- _Required task_:
Restate the data word for word and leave the images out.

>>>>

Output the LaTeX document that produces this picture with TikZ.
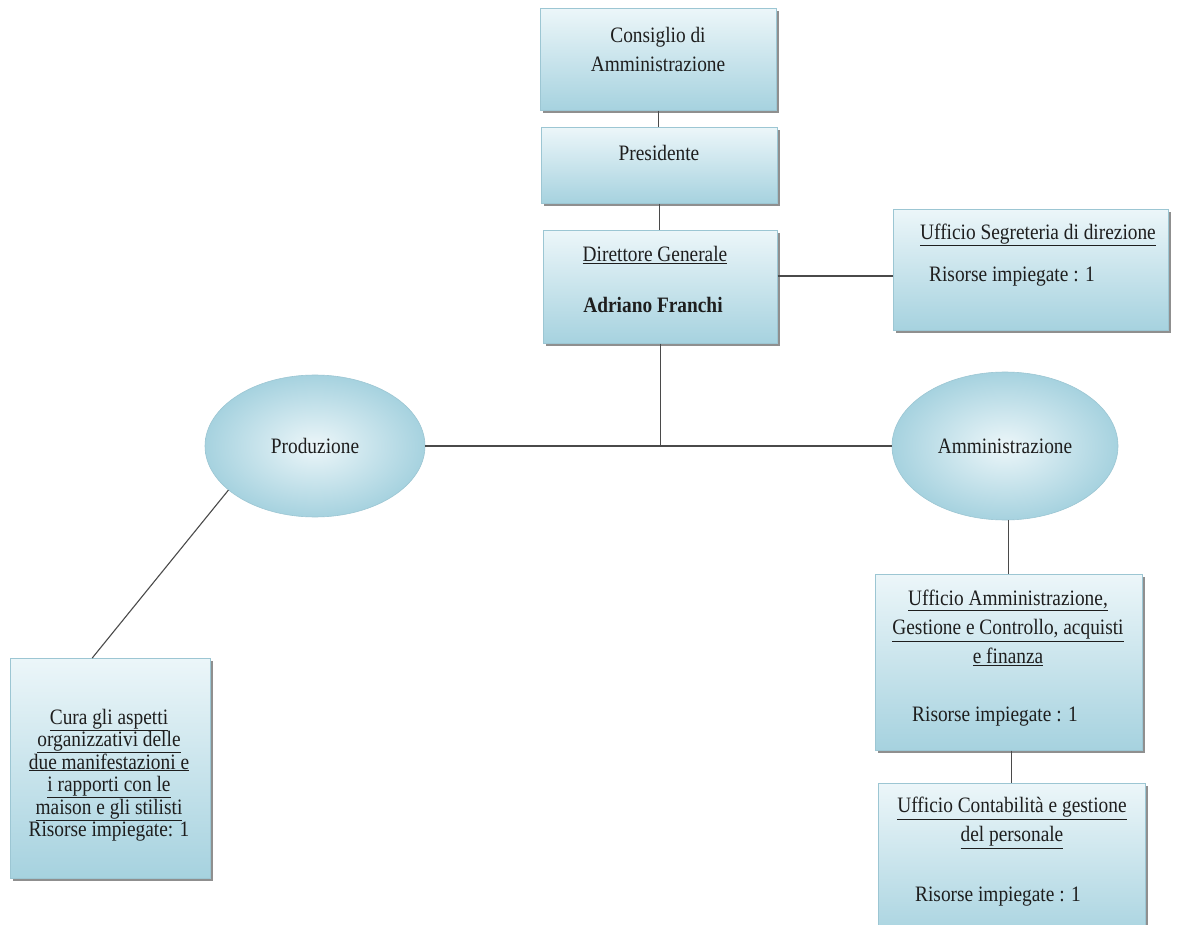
\documentclass[tikz,border=0pt]{standalone}
\usepackage{fontspec}
\setmainfont{Liberation Serif}[FakeStretch=0.88]
\usetikzlibrary{shapes.geometric,shadows,calc}
\definecolor{boxtop}{HTML}{ECF6F9}
\definecolor{boxbot}{HTML}{A6D2DF}
\definecolor{boxline}{HTML}{9CC6D3}
\definecolor{linkc}{HTML}{4A4A4A}
\definecolor{txt}{HTML}{1E1E1E}
\begin{document}
\begin{tikzpicture}[x=1pt,y=-1pt,
  orgbox/.style={draw=boxline, line width=0.6pt, top color=boxtop, bottom color=boxbot,
    drop shadow={shadow xshift=2.5pt, shadow yshift=-2.5pt, fill=black!55, opacity=0.8},
    inner sep=0pt, anchor=north west},
  orgell/.style={ellipse, draw=boxline, line width=0.6pt, inner color=boxtop, outer color=boxbot,
    inner sep=0pt, text=txt, font=\fontsize{22}{29}\selectfont},
  lbl/.style={text=txt, font=\fontsize{22}{29}\selectfont, align=center, inner sep=0pt},
  lblt/.style={text=txt, font=\fontsize{22}{22.5}\selectfont, align=center, inner sep=0pt},
  link/.style={draw=linkc, line width=1.1pt}]
\useasboundingbox (0,0) rectangle (1179,925);
\clip (0,0) rectangle (1179,925);
\fill[white] (0,0) rectangle (1179,925);

% boxes
\node[orgbox, minimum width=236pt, minimum height=102pt] (cda) at (540,8) {};
\node[orgbox, minimum width=236pt, minimum height=76pt] (pres) at (541,127) {};
\node[orgbox, minimum width=234pt, minimum height=113pt] (dir) at (543,230) {};
\node[orgbox, minimum width=275pt, minimum height=121pt] (seg) at (893,209) {};
\node[orgbox, minimum width=267pt, minimum height=176pt] (uam) at (875,574) {};
\node[orgbox, minimum width=267pt, minimum height=160pt] (con) at (878,783) {};
\node[orgbox, minimum width=200pt, minimum height=220pt] (cura) at (10,658) {};

% ellipses
\node[orgell, minimum width=220pt, minimum height=142pt] (prod) at (315,446) {Produzione};
\node[orgell, minimum width=226pt, minimum height=148pt] (amm) at (1005,446) {Amministrazione};

% texts
\node[lbl] (tcda) at (658,49) {Consiglio di\\Amministrazione};
\node[lbl] (tpres) at (659,153) {Presidente};
\node[lbl] (tdir1) at (655,255) {\underline{Direttore Generale}};
\node[lbl] (tdir2) at (653,305) {\textbf{Adriano Franchi}};
\node[lbl] (tseg1) at (1038,235) {\underline{Ufficio Segreteria di direzione}};
\node[lbl] (tseg2) at (1012,277) {Risorse impiegate : 1};
\node[lbl] (tuam1) at (1008,628) {\underline{Ufficio Amministrazione,}\\\underline{Gestione e Controllo, acquisti}\\\underline{e finanza}};
\node[lbl] (tuam2) at (995,717) {Risorse impiegate : 1};
\node[lbl] (tcon1) at (1012,823) {\underline{Ufficio Contabilità e gestione}\\\underline{del personale}};
\node[lbl] (tcon2) at (998,897) {Risorse impiegate : 1};
\node[lblt] (tcura) at (109,775) {\underline{Cura gli aspetti}\\\underline{organizzativi delle}\\\underline{due manifestazioni e}\\\underline{i rapporti con le}\\\underline{maison e gli stilisti}\\Risorse impiegate: 1};

% connectors
\draw[link] (cda.south) -- (cda.south |- pres.north);
\draw[link] (pres.south) -- (pres.south |- dir.north);
\coordinate (jn) at (dir.south |- prod.east);
\draw[link] (dir.south) -- (jn);
\draw[link] (prod.east) -- (amm.west);
\coordinate (sl) at (0,276);
\draw[link] (dir.east |- sl) -- (seg.west |- sl);
\draw[link] (uam.north |- amm.south) -- (uam.north);
\draw[link] (con.north |- uam.south) -- (con.north);
\coordinate (ct) at ($(cura.north west)!0.41!(cura.north east)$);
\draw[link] (prod.207) -- (ct);
\end{tikzpicture}
\end{document}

<<<<

- _Result_:
Output the LaTeX document that produces this picture with TikZ.
\documentclass[tikz,border=0pt]{standalone}
\usepackage{fontspec}
\setmainfont{Liberation Serif}[FakeStretch=0.88]
\usetikzlibrary{shapes.geometric,shadows,calc}
\definecolor{boxtop}{HTML}{ECF6F9}
\definecolor{boxbot}{HTML}{A6D2DF}
\definecolor{boxline}{HTML}{9CC6D3}
\definecolor{linkc}{HTML}{4A4A4A}
\definecolor{txt}{HTML}{1E1E1E}
\begin{document}
\begin{tikzpicture}[x=1pt,y=-1pt,
  orgbox/.style={draw=boxline, line width=0.6pt, top color=boxtop, bottom color=boxbot,
    drop shadow={shadow xshift=2.5pt, shadow yshift=-2.5pt, fill=black!55, opacity=0.8},
    inner sep=0pt, anchor=north west},
  orgell/.style={ellipse, draw=boxline, line width=0.6pt, inner color=boxtop, outer color=boxbot,
    inner sep=0pt, text=txt, font=\fontsize{22}{29}\selectfont},
  lbl/.style={text=txt, font=\fontsize{22}{29}\selectfont, align=center, inner sep=0pt},
  lblt/.style={text=txt, font=\fontsize{22}{22.5}\selectfont, align=center, inner sep=0pt},
  link/.style={draw=linkc, line width=1.1pt}]
\useasboundingbox (0,0) rectangle (1179,925);
\clip (0,0) rectangle (1179,925);
\fill[white] (0,0) rectangle (1179,925);

% boxes
\node[orgbox, minimum width=236pt, minimum height=102pt] (cda) at (540,8) {};
\node[orgbox, minimum width=236pt, minimum height=76pt] (pres) at (541,127) {};
\node[orgbox, minimum width=234pt, minimum height=113pt] (dir) at (543,230) {};
\node[orgbox, minimum width=275pt, minimum height=121pt] (seg) at (893,209) {};
\node[orgbox, minimum width=267pt, minimum height=176pt] (uam) at (875,574) {};
\node[orgbox, minimum width=267pt, minimum height=160pt] (con) at (878,783) {};
\node[orgbox, minimum width=200pt, minimum height=220pt] (cura) at (10,658) {};

% ellipses
\node[orgell, minimum width=220pt, minimum height=142pt] (prod) at (315,446) {Produzione};
\node[orgell, minimum width=226pt, minimum height=148pt] (amm) at (1005,446) {Amministrazione};

% texts
\node[lbl] (tcda) at (658,49) {Consiglio di\\Amministrazione};
\node[lbl] (tpres) at (659,153) {Presidente};
\node[lbl] (tdir1) at (655,255) {\underline{Direttore Generale}};
\node[lbl] (tdir2) at (653,305) {\textbf{Adriano Franchi}};
\node[lbl] (tseg1) at (1038,235) {\underline{Ufficio Segreteria di direzione}};
\node[lbl] (tseg2) at (1012,277) {Risorse impiegate : 1};
\node[lbl] (tuam1) at (1008,628) {\underline{Ufficio Amministrazione,}\\\underline{Gestione e Controllo, acquisti}\\\underline{e finanza}};
\node[lbl] (tuam2) at (995,717) {Risorse impiegate : 1};
\node[lbl] (tcon1) at (1012,823) {\underline{Ufficio Contabilità e gestione}\\\underline{del personale}};
\node[lbl] (tcon2) at (998,897) {Risorse impiegate : 1};
\node[lblt] (tcura) at (109,775) {\underline{Cura gli aspetti}\\\underline{organizzativi delle}\\\underline{due manifestazioni e}\\\underline{i rapporti con le}\\\underline{maison e gli stilisti}\\Risorse impiegate: 1};

% connectors
\draw[link] (cda.south) -- (cda.south |- pres.north);
\draw[link] (pres.south) -- (pres.south |- dir.north);
\coordinate (jn) at (dir.south |- prod.east);
\draw[link] (dir.south) -- (jn);
\draw[link] (prod.east) -- (amm.west);
\coordinate (sl) at (0,276);
\draw[link] (dir.east |- sl) -- (seg.west |- sl);
\draw[link] (uam.north |- amm.south) -- (uam.north);
\draw[link] (con.north |- uam.south) -- (con.north);
\coordinate (ct) at ($(cura.north west)!0.41!(cura.north east)$);
\draw[link] (prod.207) -- (ct);
\end{tikzpicture}
\end{document}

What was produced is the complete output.